Zaognia się konflikt wewnątrz PZU. Holenderski inwestor Eureko wycofał swojego przedstawiciela z zarządu spółki. Największy polski ubezpieczyciel ma już w przyszłym roku znaleźć się na giełdzie. Wciąż jednak nie wiadomo, jaką PZU będzie firmą: nowoczesną, skierowaną na klienta korporacją czy biurokratycznym molochem o archaicznej strukturze.
Niedawno prasa donosiła, że Holendrzy chcą zaskarżyć ministra skarbu do sądu arbitrażowego. Eureko walczy między innymi o przejęcie pakietu większościowego, o realizację wcześniejszych zobowiązań, wreszcie o wdrażanie nowej strategii.
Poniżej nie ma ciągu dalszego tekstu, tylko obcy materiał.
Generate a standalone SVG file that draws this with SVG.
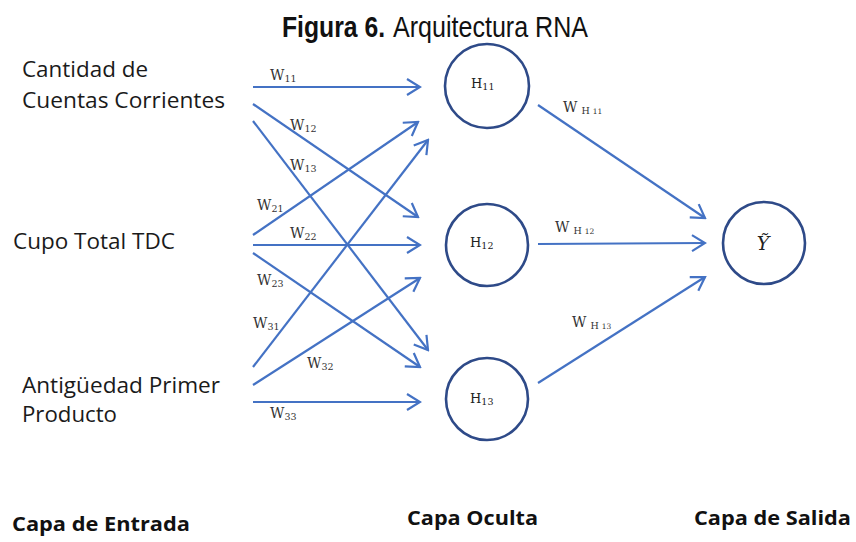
<svg xmlns="http://www.w3.org/2000/svg" width="856" height="542" viewBox="0 0 856 542">
<style>
.title{font-family:"Liberation Sans",Arial,sans-serif;font-size:29px;fill:#111}
.lbl{font-family:"Open Sans","Liberation Sans",sans-serif;font-size:22px;fill:#1a1a1a}
.layer{font-family:"Open Sans","Liberation Sans",sans-serif;font-size:20px;font-weight:bold;fill:#111}
.w{font-family:"DejaVu Serif","Liberation Serif",serif;font-size:14px;fill:#333}
.ws{font-size:9.5px}
.h{font-family:"DejaVu Serif","Liberation Serif",serif;font-size:13px;fill:#222}
.node{fill:none;stroke:#2E4A88;stroke-width:2.6}
.edge{stroke:#4472C4;stroke-width:2.2;fill:none}
</style>
<defs>
<marker id="arr" markerUnits="userSpaceOnUse" viewBox="-1 -10 16 20" refX="13" refY="0" markerWidth="16" markerHeight="20" orient="auto">
<path d="M0,-8 L13,0 L0,8" fill="none" stroke="#4472C4" stroke-width="2.2"/>
</marker>
</defs>
<rect width="856" height="542" fill="#fff"/>
<text class="title" x="282" y="37" font-weight="bold" textLength="103" lengthAdjust="spacingAndGlyphs">Figura 6.</text>
<text class="title" x="393" y="37" textLength="195" lengthAdjust="spacingAndGlyphs">Arquitectura RNA</text>

<g id="input-1"><text class="lbl" x="22" y="77" textLength="126" lengthAdjust="spacingAndGlyphs">Cantidad de</text><text class="lbl" x="22" y="108" textLength="203" lengthAdjust="spacingAndGlyphs">Cuentas Corrientes</text></g>
<g id="input-2"><text class="lbl" x="13" y="249" textLength="162" lengthAdjust="spacingAndGlyphs">Cupo Total TDC</text></g>
<g id="input-3"><text class="lbl" x="22" y="393" textLength="198" lengthAdjust="spacingAndGlyphs">Antigüedad Primer</text><text class="lbl" x="22" y="422" textLength="95" lengthAdjust="spacingAndGlyphs">Producto</text></g>

<g id="connectors">
<line class="edge" x1="253" y1="87" x2="420" y2="87" marker-end="url(#arr)"/>
<line class="edge" x1="253" y1="104" x2="418" y2="217" marker-end="url(#arr)"/>
<line class="edge" x1="253" y1="121" x2="428" y2="350" marker-end="url(#arr)"/>
<line class="edge" x1="253" y1="235" x2="418" y2="122" marker-end="url(#arr)"/>
<line class="edge" x1="253" y1="245" x2="420" y2="245" marker-end="url(#arr)"/>
<line class="edge" x1="253" y1="253" x2="420" y2="367" marker-end="url(#arr)"/>
<line class="edge" x1="253" y1="367" x2="428" y2="140" marker-end="url(#arr)"/>
<line class="edge" x1="253" y1="385" x2="420" y2="278" marker-end="url(#arr)"/>
<line class="edge" x1="253" y1="402" x2="420" y2="402" marker-end="url(#arr)"/>
<line class="edge" x1="538" y1="105" x2="705" y2="218" marker-end="url(#arr)"/>
<line class="edge" x1="538" y1="244" x2="705" y2="243" marker-end="url(#arr)"/>
<line class="edge" x1="538" y1="383" x2="705" y2="277" marker-end="url(#arr)"/>
<text class="w" x="270" y="80">W<tspan class="ws" dy="2">11</tspan></text>
<text class="w" x="290" y="130">W<tspan class="ws" dy="2">12</tspan></text>
<text class="w" x="290" y="170">W<tspan class="ws" dy="2">13</tspan></text>
<text class="w" x="257" y="210">W<tspan class="ws" dy="2">21</tspan></text>
<text class="w" x="290" y="238">W<tspan class="ws" dy="2">22</tspan></text>
<text class="w" x="257" y="285">W<tspan class="ws" dy="2">23</tspan></text>
<text class="w" x="253" y="328">W<tspan class="ws" dy="2">31</tspan></text>
<text class="w" x="307" y="368">W<tspan class="ws" dy="2">32</tspan></text>
<text class="w" x="270" y="418">W<tspan class="ws" dy="2">33</tspan></text>
<text class="w" x="563" y="112">W<tspan font-size="9.5" dx="4" dy="2">H</tspan><tspan font-size="7.5" dx="3">11</tspan></text>
<text class="w" x="555" y="232">W<tspan font-size="9.5" dx="4" dy="2">H</tspan><tspan font-size="7.5" dx="3">12</tspan></text>
<text class="w" x="572" y="327">W<tspan font-size="9.5" dx="4" dy="2">H</tspan><tspan font-size="7.5" dx="3">13</tspan></text>
</g>

<g id="H11"><circle class="node" cx="487" cy="86" r="42"/><text class="h" x="471" y="88">H<tspan class="ws" dy="2">11</tspan></text></g>
<g id="H12"><circle class="node" cx="487" cy="245" r="41"/><text class="h" x="470" y="247">H<tspan class="ws" dy="2">12</tspan></text></g>
<g id="H13"><circle class="node" cx="487" cy="399" r="41"/><text class="h" x="470" y="403">H<tspan class="ws" dy="2">13</tspan></text></g>
<g id="Y"><circle class="node" cx="764" cy="243" r="41"/><text x="763" y="250" text-anchor="middle" font-family="DejaVu Serif,Liberation Serif,serif" font-style="italic" font-size="19" fill="#222">Ỹ</text></g>

<g id="layers">
<text class="layer" x="12" y="531" textLength="178" lengthAdjust="spacingAndGlyphs">Capa de Entrada</text>
<text class="layer" x="407" y="525" textLength="131" lengthAdjust="spacingAndGlyphs">Capa Oculta</text>
<text class="layer" x="694" y="525" textLength="157" lengthAdjust="spacingAndGlyphs">Capa de Salida</text>
</g>
</svg>
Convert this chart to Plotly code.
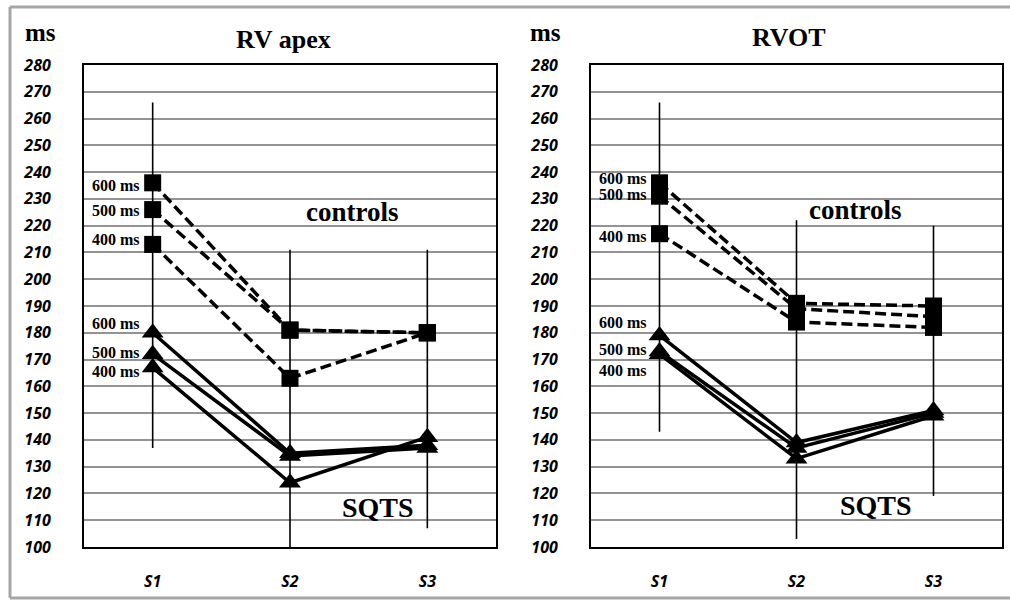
import plotly.graph_objects as go

# ---------------- data ----------------
stimuli = ["S1", "S2", "S3"]
y_ticks = list(range(100, 290, 10))
cycle_labels = ["600 ms", "500 ms", "400 ms"]

# RV apex
apex_controls_600 = [236, 181, 180]
apex_controls_500 = [226, 181, 180]
apex_controls_400 = [213, 163, 180]
apex_sqts_600 = [180, 135, 138]
apex_sqts_500 = [172, 134, 137]
apex_sqts_400 = [167, 124, 141]
apex_err_top = [266, 211, 211]
apex_err_bottom = [137, 100, 107]

# RVOT
rvot_controls_600 = [236, 191, 190]
rvot_controls_500 = [231, 189, 186]
rvot_controls_400 = [217, 184, 182]
rvot_sqts_600 = [179, 139, 151]
rvot_sqts_500 = [173, 137, 150]
rvot_sqts_400 = [172, 133, 149]
rvot_err_top = [266, 222, 220]
rvot_err_bottom = [143, 103, 119]

# label y positions (layout only)
apex_ctrl_label_y = [235, 225.5, 215]
apex_sqts_label_y = [183.3, 172.8, 165.4]
rvot_ctrl_label_y = [237.5, 231.5, 216.1]
rvot_sqts_label_y = [183.7, 173.6, 166.1]

panels = [
    dict(title="RV apex", xa="x", ya="y",
         controls=[apex_controls_600, apex_controls_500, apex_controls_400],
         sqts=[apex_sqts_600, apex_sqts_500, apex_sqts_400],
         top=apex_err_top, bottom=apex_err_bottom,
         ctrl_ly=apex_ctrl_label_y, sqts_ly=apex_sqts_label_y),
    dict(title="RVOT", xa="x2", ya="y2",
         controls=[rvot_controls_600, rvot_controls_500, rvot_controls_400],
         sqts=[rvot_sqts_600, rvot_sqts_500, rvot_sqts_400],
         top=rvot_err_top, bottom=rvot_err_bottom,
         ctrl_ly=rvot_ctrl_label_y, sqts_ly=rvot_sqts_label_y),
]

W, H = 1010, 601
fig = go.Figure()

serif = "Liberation Serif"
for p in panels:
    # error bars as vertical lines
    ex, ey = [], []
    for s, t, b in zip(stimuli, p["top"], p["bottom"]):
        ex += [s, s, None]
        ey += [t, b, None]
    fig.add_trace(go.Scatter(x=ex, y=ey, mode="lines", xaxis=p["xa"], yaxis=p["ya"],
                             line=dict(color="black", width=1.6), showlegend=False,
                             hoverinfo="skip"))
    for vals in p["controls"]:
        fig.add_trace(go.Scatter(x=stimuli, y=vals, mode="lines+markers",
                                 xaxis=p["xa"], yaxis=p["ya"],
                                 line=dict(color="black", width=3.5, dash="11px,5px"),
                                 marker=dict(symbol="square", size=17, color="black"),
                                 showlegend=False))
    for vals in p["sqts"]:
        fig.add_trace(go.Scatter(x=stimuli, y=vals, mode="lines+markers",
                                 xaxis=p["xa"], yaxis=p["ya"],
                                 line=dict(color="black", width=3.5),
                                 marker=dict(symbol="triangle-up", size=19, color="black"),
                                 showlegend=False))

axis_common = dict(showline=True, mirror=True, linecolor="black", linewidth=2,
                   zeroline=False, automargin=False)
tickfont = dict(family="Open Sans", size=16, color="black", weight="bold", style="italic")

fig.update_layout(
    width=W, height=H, autosize=False,
    margin=dict(l=0, r=0, t=0, b=0, pad=0),
    paper_bgcolor="white", plot_bgcolor="white",
    showlegend=False,
    xaxis=dict(domain=[84 / W, 496 / W], type="category", categoryorder="array",
               categoryarray=stimuli, range=[-0.5, 2.5], showgrid=False,
               tickfont=tickfont, ticks="", ticklabelstandoff=19, **axis_common),
    yaxis=dict(domain=[1 - 547 / H, 1 - 65 / H], range=[100, 280], tickvals=y_ticks,
               showgrid=True, gridcolor="#939393", gridwidth=1.6, tickfont=tickfont,
               ticks="", ticklabelstandoff=28, **axis_common),
    xaxis2=dict(domain=[591 / W, 1002 / W], type="category", categoryorder="array",
                categoryarray=stimuli, range=[-0.5, 2.5], showgrid=False,
                tickfont=tickfont, ticks="", ticklabelstandoff=19, anchor="y2",
                **axis_common),
    yaxis2=dict(domain=[1 - 547 / H, 1 - 65 / H], range=[100, 280], tickvals=y_ticks,
                showgrid=True, gridcolor="#939393", gridwidth=1.6, tickfont=tickfont,
                ticks="", ticklabelstandoff=28, anchor="x2", **axis_common),
)

annotations = []
title_pos = [(283, 40), (789, 38)]
ms_pos = [(40, 33), (545, 33)]
controls_pos = [(352, 212), (855, 210)]
sqts_pos = [(378, 507), (876, 505)]
for i, p in enumerate(panels):
    annotations.append(dict(text="<b>" + p["title"] + "</b>", x=title_pos[i][0] / W,
                            y=1 - title_pos[i][1] / H, xref="paper", yref="paper",
                            showarrow=False, font=dict(family=serif, size=26, color="black"),
                            xanchor="center", yanchor="middle"))
    annotations.append(dict(text="<b>ms</b>", x=ms_pos[i][0] / W, y=1 - ms_pos[i][1] / H,
                            xref="paper", yref="paper", showarrow=False,
                            font=dict(family=serif, size=25, color="black"),
                            xanchor="center", yanchor="middle"))
    annotations.append(dict(text="<b>controls</b>", x=controls_pos[i][0] / W,
                            y=1 - controls_pos[i][1] / H, xref="paper", yref="paper",
                            showarrow=False, font=dict(family=serif, size=27, color="black"),
                            xanchor="center", yanchor="middle"))
    annotations.append(dict(text="<b>SQTS</b>", x=sqts_pos[i][0] / W,
                            y=1 - sqts_pos[i][1] / H, xref="paper", yref="paper",
                            showarrow=False, font=dict(family=serif, size=28, color="black"),
                            xanchor="center", yanchor="middle"))
    for lab, ly in list(zip(cycle_labels, p["ctrl_ly"])) + list(zip(cycle_labels, p["sqts_ly"])):
        annotations.append(dict(text="<b>" + lab + "</b>", x=stimuli[0], y=ly,
                                xref=p["xa"], yref=p["ya"], showarrow=False,
                                xanchor="right", yanchor="middle", xshift=-11,
                                font=dict(family=serif, size=16, color="black")))
fig.update_layout(annotations=annotations)

# outer frame
frame = dict(color="#a6a6a6", width=3)
fig.add_shape(type="line", xref="paper", yref="paper", x0=10 / W, x1=1.0,
              y0=1 - 7 / H, y1=1 - 7 / H, line=frame)
fig.add_shape(type="line", xref="paper", yref="paper", x0=10 / W, x1=1.0,
              y0=1 - 598 / H, y1=1 - 598 / H, line=frame)
fig.add_shape(type="line", xref="paper", yref="paper", x0=10 / W, x1=10 / W,
              y0=1 - 7 / H, y1=1 - 598 / H, line=frame)

fig.write_html(
    "out.html",
    include_plotlyjs=True,
    full_html=True,
    config={"displayModeBar": False},
    post_script=(
        "document.documentElement.style.overflow='hidden';"
        "document.body.style.margin='0';document.body.style.padding='0';"
        "document.body.style.overflow='hidden';"
        "var gd=document.getElementById('{plot_id}');"
        "gd.style.position='fixed';gd.style.top='0px';gd.style.left='0px';"
    ),
)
Poseł Janusz Lewandowski, który ślamazarną prywatyzację PZU obserwuje od lat, nie wyklucza, że ostry już dziś konflikt między rządem i Eureko, jeszcze się pogłębi. A ochłodzenie klimatu dla inwestorów zagranicznych działających w Polsce nie jest dla naszego kraju korzystne.
Proces prywatyzacji PZU zakończy się dopiero wtedy, gdy zainteresowane strony, czyli zarząd PZU, firma Eureko i minister skarbu zdołają wypracować kompromis. Janusz Lewandowski nie przypuszcza, by stało się to szybko: Na tyle nastraszono Polaków prywatyzacją, że prawdopodobnie woleliby socjalizm bez wypaczeń. Opłaca się politycznie wstrzymywać prywatyzację. Zwłaszcza, że często wstrzymanie prywatyzacji oznacza brak konieczności zwalniania mało wydajnych pracowników.
Tymczasem tegoroczne wpływy z prywatyzacji są bardzo niskie – zaledwie 1 mld zł zamiast planowanych 6-7 mld zł. Na dodatek pieniądze te miały zasilić Fundusz Ubezpieczeń Społecznych, który teraz będzie się musiał chyba zadłużyć.